Jim et vous et les autres musiciens avez prouvé qu’on peut mener une longue et solide carrière dans un groupe tout en faisant plein d’autres choses. Vous jouez constamment. Jim vient de sortir un nouvel album solo et il est en tournée. Je vois souvent Bazil [Donovan] qui joue au Rivoli ou Glenn [Milchem] au Dakota avec leurs projets parallèles amusants. Vous aimez tous jouer. C’est un groupe de musiciens talentueux qui aiment jouer : Bazil et Glenn jouent constamment un peu partout à Toronto, que ce soit au Cameron, chez Grossman, au Rivoli, ils jouent sans arrêt.

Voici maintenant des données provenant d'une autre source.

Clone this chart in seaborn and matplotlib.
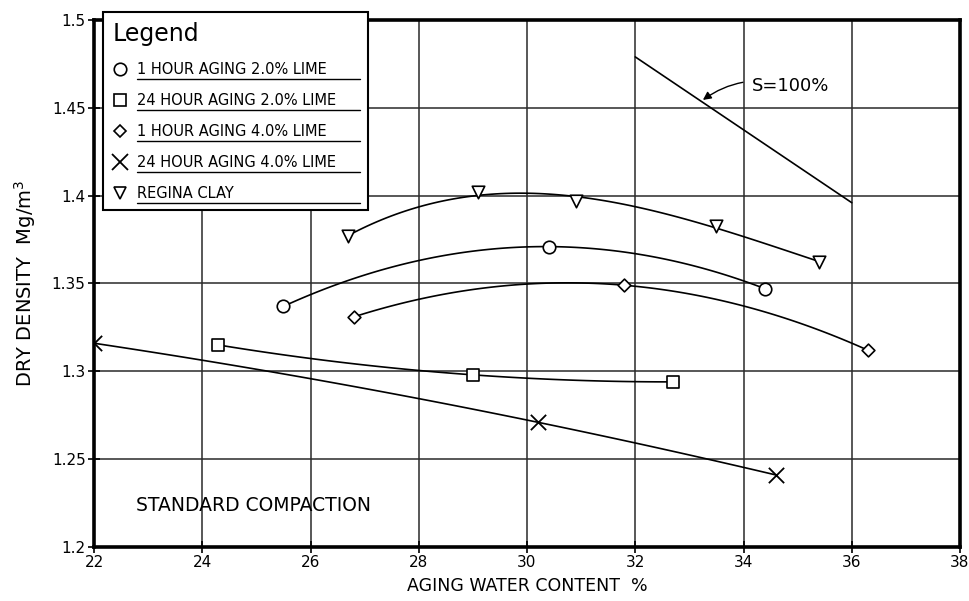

Et il y a Colin [Cripps] qui produit des albums et qui a aussi son propre groupe. Mike Boguski sort des tonnes de musique et joue du jazz, et Jimmy Bowskill a son propre groupe [Brooks & Bowskill] avec sa femme [Brittany Brooks] et ils jouent et enregistrent tout le temps. On a toujours été très chanceux. Dans cette incarnation du groupe, on a toujours été entourés de musiciens brillants, ce qui nous a permis de nous sentir confiants quand on présente une chanson aux autres et qu’on sait qu’ils vont nous aider à la travailler. On a eu la chance d’avoir ça avec nous tout le long de notre carrière, d’excellents ingénieurs et d’excellents musiciens.

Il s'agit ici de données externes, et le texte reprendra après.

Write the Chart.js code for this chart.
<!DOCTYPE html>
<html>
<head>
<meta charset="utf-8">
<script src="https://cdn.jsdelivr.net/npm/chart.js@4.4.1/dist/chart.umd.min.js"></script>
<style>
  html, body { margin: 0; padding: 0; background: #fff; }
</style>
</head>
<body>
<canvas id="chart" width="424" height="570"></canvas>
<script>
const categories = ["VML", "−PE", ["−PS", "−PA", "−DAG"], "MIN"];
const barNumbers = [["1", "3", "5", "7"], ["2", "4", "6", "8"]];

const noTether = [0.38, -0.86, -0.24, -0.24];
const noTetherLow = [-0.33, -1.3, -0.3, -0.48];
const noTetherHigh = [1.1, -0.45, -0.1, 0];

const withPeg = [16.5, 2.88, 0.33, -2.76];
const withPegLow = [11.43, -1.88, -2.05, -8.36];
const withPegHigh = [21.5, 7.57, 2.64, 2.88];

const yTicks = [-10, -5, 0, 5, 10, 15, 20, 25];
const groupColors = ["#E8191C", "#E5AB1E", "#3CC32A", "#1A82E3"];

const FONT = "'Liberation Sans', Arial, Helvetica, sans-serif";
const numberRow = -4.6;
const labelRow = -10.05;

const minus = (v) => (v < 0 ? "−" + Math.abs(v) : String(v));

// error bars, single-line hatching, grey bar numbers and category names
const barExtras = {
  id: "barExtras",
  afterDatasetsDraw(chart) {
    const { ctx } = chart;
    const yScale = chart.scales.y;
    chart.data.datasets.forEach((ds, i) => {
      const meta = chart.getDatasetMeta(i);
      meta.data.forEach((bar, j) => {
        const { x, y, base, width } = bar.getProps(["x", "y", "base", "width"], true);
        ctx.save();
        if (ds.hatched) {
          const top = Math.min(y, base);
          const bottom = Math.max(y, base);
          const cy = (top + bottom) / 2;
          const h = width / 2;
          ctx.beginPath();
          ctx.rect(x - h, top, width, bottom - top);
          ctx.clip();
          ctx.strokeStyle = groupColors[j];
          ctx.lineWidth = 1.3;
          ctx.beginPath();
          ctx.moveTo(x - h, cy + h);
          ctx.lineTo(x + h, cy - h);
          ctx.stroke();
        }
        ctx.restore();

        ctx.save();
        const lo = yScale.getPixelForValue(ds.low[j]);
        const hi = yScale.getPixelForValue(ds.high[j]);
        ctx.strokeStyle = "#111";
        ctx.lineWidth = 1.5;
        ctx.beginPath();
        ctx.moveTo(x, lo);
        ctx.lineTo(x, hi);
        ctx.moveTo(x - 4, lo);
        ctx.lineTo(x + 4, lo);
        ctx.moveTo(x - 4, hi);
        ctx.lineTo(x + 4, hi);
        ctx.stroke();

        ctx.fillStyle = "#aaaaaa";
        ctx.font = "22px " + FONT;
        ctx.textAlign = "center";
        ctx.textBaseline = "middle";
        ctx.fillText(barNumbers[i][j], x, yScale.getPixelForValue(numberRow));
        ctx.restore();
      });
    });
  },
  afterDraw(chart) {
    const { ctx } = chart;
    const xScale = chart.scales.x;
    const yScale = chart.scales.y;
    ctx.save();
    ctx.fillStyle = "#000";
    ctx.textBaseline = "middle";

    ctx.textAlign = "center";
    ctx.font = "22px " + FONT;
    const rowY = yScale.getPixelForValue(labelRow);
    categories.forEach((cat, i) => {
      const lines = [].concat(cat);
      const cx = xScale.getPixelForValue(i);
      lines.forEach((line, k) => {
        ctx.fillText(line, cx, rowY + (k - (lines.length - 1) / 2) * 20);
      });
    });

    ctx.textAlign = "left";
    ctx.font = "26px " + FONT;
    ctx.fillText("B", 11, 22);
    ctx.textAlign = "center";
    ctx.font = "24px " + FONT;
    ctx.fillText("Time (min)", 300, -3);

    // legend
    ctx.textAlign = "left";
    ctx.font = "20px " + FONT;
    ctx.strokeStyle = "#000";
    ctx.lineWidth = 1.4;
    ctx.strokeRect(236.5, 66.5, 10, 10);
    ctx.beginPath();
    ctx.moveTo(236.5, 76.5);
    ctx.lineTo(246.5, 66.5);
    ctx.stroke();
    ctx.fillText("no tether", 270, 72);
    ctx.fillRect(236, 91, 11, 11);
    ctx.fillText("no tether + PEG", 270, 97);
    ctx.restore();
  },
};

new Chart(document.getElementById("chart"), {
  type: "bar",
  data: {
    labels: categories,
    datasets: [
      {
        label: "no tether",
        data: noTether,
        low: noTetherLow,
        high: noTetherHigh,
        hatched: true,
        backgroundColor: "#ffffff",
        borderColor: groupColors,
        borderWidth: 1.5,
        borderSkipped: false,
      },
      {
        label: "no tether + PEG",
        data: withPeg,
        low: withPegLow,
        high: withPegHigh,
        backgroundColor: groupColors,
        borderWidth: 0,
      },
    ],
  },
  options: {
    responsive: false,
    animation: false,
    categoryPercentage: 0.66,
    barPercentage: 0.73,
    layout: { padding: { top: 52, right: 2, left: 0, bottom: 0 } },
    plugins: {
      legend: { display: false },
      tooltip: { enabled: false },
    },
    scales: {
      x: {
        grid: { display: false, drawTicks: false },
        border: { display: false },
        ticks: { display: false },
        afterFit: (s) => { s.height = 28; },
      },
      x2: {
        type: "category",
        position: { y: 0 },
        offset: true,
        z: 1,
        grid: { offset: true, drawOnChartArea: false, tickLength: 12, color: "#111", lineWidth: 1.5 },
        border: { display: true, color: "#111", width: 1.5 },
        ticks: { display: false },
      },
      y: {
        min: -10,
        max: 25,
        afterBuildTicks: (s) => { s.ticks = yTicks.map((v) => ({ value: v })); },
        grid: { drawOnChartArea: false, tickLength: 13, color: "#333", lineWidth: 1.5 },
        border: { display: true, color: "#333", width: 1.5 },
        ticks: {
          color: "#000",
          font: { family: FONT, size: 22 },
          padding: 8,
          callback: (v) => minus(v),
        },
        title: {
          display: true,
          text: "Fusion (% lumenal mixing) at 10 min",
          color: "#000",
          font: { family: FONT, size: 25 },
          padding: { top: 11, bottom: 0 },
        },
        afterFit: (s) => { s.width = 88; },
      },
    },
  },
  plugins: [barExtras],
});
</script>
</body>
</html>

Chaque année, à la fin de l’été, Blue Rodeo est la tête d’affiche d’un magnifique gros spectacle au Budweiser Stage à Toronto. Année après année, 16 000 personnes sont là et chantent toutes vos chansons à l’unisson. C’est vraiment devenu un rendez-vous annuel. Oui, c’est devenu un concert de fin d’été où tout le monde chante en chœur. T’as pas le choix de te dire « quelle chance on a d’être dans une position où tous ces gens viennent et chantent nos chansons avec nous! » C’est une réjouissance qu’on ne tient certainement pas pour acquise.
Vous aurez 70 ans ce mois-ci. Avez-vous prévu quelque chose de spécial? Je vais passer une soirée tranquille à la Pacific National Exhibition à Vancouver en compagnie de 12 000 fans.

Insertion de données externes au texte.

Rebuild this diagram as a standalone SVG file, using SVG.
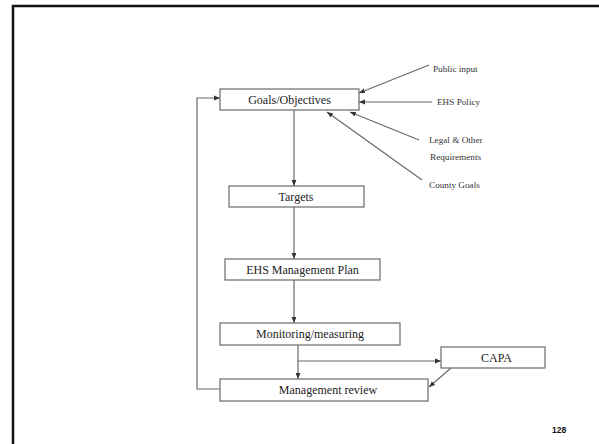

[rires] Cool, ça devrait être amusant. Est-ce que vous contemplez le passé en vous disant « Holy shit, j’ai 70 ans et j’ai passé toute ma vie adulte à être un auteur-compositeur et un musicien. Quelle vie unique et cool! » Oh, il n’y a pas un instant où je ne pince pas! Il n’y a pas de plus beau métier. J’attrape une guitare et je joue des chansons pendant que j’essaie d’en écrire une. Et oui, c’est vrai que je fais ça depuis toujours.
Vous avez sûrement déjà assisté à une cérémonie du Panthéon des auteurs et compositeurs canadiens. Y avez-vous déjà joué? On a joué lors d’une de ces cérémonies il y a très longtemps, c’était pour Hank Snow et Gordon Lightfoot. Je viens juste de regarder un bout de notre hommage à Lightfoot au Massey Hall [l’événement capté le 23 mai et diffusé sur CBC Gem] et c’est très bien. J’étais impressionné.
Vous devez avoir quelques histoires avec Tom Cochrane? Tu sais, je n’ai jamais réellement passé de temps avec Tom.
Quoi? Comment est-ce possible? Je l’ai souvent croisé dans les coulisses, du genre « salut, comment ça va? », mais je n’ai jamais vraiment passé de temps avec lui. Jim a joué avec lui et passé plein de temps avec, mais moi je n’ai jamais réellement socialisé avec Tom.